-- Directions --
Among the lines below, list those containing the string "that".

Start of Extracted records

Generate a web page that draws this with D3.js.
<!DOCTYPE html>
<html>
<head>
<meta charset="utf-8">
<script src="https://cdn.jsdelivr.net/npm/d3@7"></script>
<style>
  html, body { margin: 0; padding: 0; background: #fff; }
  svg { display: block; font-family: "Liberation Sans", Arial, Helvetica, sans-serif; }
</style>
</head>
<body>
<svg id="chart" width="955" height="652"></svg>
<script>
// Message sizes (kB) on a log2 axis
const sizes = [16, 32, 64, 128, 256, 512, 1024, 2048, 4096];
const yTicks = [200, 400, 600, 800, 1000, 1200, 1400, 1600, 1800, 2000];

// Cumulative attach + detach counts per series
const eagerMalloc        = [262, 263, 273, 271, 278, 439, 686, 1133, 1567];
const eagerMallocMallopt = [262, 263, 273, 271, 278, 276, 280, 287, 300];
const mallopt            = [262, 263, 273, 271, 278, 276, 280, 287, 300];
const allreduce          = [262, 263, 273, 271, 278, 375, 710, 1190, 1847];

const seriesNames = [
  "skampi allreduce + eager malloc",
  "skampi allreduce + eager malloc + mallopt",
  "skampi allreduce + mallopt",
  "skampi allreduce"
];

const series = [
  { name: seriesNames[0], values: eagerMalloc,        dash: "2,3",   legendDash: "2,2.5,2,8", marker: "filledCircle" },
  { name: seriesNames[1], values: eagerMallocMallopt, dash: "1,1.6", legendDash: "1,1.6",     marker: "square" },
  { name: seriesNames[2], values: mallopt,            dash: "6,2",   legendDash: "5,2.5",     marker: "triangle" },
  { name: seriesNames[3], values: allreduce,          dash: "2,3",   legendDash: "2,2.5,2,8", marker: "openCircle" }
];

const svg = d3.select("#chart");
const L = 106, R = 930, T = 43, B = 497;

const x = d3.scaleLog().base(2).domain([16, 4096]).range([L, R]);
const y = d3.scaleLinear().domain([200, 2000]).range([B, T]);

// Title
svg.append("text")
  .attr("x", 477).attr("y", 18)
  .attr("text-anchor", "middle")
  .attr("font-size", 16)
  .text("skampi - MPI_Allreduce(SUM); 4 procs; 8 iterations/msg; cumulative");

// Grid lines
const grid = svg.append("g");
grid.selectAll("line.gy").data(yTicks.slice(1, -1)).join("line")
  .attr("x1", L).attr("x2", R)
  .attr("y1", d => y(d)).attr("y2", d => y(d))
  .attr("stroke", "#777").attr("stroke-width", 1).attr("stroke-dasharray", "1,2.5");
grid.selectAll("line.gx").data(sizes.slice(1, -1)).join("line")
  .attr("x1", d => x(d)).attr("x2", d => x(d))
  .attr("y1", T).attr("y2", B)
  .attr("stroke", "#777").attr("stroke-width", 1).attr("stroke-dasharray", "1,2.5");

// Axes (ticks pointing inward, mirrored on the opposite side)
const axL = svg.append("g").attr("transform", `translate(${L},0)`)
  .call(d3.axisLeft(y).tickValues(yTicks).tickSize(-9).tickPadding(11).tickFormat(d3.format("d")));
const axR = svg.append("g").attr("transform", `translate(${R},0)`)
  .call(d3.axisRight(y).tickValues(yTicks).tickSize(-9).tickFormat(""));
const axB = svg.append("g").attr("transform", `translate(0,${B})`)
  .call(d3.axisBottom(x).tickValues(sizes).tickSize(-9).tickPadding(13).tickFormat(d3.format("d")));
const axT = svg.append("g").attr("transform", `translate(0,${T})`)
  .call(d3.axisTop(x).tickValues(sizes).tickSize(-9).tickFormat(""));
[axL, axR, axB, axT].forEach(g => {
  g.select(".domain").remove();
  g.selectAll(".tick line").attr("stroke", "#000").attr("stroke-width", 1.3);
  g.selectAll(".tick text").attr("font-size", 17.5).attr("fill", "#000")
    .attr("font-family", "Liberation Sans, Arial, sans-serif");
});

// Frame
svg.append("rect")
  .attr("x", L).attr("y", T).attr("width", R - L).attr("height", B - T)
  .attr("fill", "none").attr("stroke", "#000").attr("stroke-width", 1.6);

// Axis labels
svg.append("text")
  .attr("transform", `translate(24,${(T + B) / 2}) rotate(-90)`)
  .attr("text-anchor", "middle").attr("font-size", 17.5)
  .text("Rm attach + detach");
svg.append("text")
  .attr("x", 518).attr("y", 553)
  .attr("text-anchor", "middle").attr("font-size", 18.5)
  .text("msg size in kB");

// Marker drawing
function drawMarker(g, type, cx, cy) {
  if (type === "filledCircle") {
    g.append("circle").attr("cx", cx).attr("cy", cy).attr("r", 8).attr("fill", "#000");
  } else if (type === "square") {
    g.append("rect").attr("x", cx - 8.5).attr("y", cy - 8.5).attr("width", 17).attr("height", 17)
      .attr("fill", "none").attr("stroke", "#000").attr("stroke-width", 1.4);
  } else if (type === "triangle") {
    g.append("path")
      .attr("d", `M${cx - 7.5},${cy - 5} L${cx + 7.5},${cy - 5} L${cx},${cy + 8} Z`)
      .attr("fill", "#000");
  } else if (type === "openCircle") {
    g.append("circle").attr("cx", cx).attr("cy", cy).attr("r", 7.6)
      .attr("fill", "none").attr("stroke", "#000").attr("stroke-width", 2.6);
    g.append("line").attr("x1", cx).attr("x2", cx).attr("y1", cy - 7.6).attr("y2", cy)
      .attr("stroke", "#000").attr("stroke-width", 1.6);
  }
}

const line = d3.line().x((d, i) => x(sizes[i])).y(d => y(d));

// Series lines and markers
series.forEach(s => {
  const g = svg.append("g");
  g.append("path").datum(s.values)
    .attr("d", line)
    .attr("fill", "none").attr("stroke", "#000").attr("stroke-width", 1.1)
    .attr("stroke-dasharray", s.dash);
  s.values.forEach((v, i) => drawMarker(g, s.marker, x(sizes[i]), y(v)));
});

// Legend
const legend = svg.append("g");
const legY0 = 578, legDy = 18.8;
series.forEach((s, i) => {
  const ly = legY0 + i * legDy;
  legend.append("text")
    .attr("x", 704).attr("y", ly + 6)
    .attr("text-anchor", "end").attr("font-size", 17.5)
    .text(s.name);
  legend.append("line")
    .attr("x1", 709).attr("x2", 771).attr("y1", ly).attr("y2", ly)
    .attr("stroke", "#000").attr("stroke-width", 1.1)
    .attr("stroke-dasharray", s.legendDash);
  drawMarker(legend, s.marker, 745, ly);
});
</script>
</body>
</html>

End of Extracted records
Start of Extracted records

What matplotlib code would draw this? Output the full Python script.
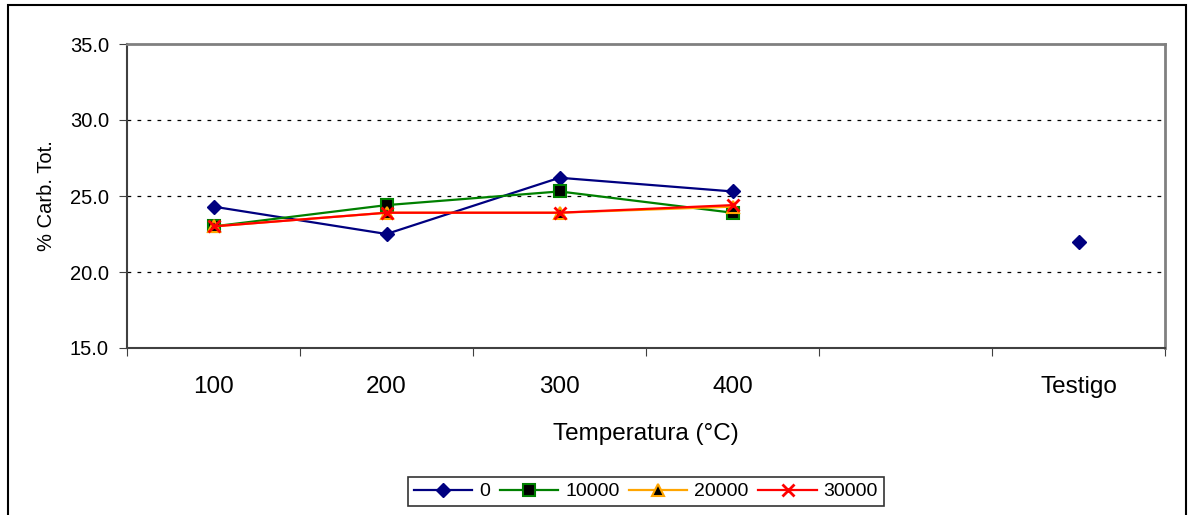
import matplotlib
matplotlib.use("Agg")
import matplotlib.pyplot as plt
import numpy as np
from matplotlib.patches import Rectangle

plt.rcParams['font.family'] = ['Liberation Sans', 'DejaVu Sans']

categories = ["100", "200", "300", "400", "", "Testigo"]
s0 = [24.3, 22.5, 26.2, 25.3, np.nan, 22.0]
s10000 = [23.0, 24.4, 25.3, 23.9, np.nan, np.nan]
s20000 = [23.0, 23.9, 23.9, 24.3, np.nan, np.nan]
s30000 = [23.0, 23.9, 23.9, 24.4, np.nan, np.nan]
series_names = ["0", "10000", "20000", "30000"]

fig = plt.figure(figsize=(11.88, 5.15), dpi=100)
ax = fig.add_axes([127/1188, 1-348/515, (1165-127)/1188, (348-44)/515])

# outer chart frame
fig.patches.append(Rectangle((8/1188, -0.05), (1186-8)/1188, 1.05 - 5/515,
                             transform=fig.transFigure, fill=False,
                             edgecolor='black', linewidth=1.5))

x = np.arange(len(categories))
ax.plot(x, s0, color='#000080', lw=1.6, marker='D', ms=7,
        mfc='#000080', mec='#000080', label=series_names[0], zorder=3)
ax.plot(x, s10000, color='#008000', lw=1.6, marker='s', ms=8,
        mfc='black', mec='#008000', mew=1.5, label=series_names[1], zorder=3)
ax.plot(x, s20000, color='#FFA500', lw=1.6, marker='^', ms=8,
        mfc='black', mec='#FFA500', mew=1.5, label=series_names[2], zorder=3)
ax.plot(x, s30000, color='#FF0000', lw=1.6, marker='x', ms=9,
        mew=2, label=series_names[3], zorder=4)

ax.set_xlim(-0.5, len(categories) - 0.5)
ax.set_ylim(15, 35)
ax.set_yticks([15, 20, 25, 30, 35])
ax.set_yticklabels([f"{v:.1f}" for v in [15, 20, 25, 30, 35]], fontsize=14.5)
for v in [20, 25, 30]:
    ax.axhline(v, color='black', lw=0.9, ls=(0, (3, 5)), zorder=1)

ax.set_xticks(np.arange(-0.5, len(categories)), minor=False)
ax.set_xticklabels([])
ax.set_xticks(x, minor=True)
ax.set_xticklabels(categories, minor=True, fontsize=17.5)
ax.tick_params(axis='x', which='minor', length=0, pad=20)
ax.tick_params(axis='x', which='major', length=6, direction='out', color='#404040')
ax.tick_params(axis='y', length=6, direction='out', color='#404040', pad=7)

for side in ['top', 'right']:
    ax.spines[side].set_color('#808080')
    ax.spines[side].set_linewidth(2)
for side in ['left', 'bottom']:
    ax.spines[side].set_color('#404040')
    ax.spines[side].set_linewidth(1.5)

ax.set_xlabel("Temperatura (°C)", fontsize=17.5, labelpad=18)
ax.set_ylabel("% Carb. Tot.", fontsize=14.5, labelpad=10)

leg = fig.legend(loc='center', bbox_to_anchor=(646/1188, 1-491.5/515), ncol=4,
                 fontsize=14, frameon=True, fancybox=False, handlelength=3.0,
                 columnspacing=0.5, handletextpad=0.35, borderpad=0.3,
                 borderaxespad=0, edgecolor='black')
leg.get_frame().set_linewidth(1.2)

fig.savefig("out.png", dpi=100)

End of Extracted records
Start of Extracted records

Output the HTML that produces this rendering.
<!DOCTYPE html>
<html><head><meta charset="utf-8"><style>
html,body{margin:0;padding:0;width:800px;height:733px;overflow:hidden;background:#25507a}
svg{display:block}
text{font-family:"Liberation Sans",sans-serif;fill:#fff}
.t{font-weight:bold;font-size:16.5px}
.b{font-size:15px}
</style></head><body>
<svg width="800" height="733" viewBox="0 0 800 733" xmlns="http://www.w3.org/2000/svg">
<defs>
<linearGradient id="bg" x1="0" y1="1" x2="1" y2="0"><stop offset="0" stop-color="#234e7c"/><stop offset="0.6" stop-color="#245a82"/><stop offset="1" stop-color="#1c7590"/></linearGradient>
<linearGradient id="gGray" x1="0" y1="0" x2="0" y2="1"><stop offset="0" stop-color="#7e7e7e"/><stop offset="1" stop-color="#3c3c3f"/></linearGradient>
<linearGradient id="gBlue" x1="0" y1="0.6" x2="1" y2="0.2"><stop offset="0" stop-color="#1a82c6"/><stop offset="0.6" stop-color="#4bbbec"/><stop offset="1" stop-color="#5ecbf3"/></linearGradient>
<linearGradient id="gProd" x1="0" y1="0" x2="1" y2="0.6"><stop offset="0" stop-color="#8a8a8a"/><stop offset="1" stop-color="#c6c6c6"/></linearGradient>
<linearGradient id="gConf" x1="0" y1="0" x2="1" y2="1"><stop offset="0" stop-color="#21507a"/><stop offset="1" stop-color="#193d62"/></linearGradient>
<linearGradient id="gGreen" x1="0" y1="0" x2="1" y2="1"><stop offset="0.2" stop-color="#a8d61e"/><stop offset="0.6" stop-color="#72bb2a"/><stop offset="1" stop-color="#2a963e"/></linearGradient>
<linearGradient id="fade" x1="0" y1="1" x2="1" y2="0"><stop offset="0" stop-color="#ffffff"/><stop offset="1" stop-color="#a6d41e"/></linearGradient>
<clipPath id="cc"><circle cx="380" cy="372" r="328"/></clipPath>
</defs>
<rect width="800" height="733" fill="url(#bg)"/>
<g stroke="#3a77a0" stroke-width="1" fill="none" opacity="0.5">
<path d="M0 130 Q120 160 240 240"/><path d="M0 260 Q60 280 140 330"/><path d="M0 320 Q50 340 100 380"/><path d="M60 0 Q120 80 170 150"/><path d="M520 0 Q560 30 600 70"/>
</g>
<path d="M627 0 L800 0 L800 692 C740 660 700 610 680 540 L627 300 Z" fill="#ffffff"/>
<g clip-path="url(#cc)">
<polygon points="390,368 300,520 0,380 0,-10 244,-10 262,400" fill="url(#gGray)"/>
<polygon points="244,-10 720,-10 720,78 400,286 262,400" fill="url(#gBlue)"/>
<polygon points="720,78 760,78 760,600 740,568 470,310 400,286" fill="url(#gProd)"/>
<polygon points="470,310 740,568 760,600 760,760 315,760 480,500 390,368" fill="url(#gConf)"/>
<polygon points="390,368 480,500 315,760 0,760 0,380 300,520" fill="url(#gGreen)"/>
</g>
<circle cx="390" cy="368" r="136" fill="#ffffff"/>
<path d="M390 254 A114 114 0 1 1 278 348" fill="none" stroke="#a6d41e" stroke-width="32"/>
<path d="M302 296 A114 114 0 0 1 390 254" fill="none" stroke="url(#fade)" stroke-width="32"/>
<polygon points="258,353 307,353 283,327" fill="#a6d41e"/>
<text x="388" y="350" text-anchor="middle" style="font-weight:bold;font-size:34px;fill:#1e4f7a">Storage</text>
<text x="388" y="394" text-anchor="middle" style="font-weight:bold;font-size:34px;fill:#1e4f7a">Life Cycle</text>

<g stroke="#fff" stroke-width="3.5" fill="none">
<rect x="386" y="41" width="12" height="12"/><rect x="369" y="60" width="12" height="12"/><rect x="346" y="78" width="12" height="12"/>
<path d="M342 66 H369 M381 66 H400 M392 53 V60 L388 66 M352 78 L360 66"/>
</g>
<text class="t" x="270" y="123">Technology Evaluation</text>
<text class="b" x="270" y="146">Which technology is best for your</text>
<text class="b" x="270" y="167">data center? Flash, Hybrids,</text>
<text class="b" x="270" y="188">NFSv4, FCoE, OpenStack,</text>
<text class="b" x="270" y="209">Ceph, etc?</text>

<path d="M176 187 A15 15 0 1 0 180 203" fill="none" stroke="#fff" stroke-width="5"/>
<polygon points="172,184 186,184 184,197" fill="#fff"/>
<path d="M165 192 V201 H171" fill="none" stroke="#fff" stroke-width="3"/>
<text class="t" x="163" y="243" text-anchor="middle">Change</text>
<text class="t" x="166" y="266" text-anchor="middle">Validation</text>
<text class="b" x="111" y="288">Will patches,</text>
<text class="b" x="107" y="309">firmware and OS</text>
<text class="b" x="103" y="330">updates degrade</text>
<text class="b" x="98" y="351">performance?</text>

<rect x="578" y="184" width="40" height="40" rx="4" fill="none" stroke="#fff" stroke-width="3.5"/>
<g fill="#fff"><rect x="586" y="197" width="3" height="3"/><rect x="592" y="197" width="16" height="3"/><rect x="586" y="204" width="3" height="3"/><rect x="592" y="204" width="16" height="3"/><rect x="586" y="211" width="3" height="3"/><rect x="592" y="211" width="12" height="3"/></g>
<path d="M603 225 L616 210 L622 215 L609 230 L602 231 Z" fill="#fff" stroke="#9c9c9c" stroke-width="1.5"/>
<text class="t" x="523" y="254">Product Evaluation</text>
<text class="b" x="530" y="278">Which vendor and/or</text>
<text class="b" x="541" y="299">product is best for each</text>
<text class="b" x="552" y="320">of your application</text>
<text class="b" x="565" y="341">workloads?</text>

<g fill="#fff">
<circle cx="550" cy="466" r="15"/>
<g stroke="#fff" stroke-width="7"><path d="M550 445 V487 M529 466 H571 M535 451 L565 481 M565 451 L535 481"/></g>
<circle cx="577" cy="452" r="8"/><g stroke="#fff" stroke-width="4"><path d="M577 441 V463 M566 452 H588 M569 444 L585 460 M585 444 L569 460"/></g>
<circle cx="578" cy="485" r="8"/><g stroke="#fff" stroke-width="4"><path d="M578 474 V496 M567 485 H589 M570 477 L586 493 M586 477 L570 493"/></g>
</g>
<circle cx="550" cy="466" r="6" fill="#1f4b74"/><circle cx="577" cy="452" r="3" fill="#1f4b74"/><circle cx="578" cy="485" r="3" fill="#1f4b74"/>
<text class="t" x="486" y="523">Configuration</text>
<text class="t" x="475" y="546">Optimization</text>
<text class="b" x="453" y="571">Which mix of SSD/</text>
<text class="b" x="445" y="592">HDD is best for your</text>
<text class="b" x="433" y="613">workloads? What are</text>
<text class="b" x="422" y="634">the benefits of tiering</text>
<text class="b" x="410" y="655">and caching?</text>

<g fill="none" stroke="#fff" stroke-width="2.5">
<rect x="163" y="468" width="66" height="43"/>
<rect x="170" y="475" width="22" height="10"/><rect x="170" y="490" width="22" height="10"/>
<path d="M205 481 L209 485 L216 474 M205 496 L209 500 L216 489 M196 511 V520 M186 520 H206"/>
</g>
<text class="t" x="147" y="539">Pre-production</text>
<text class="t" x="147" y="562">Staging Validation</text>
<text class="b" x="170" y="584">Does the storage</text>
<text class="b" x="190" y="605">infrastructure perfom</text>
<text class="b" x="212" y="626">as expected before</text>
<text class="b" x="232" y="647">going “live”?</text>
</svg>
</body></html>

End of Extracted records

-- Expected output --
Generate a web page that draws this with D3.js.
Output the HTML that produces this rendering.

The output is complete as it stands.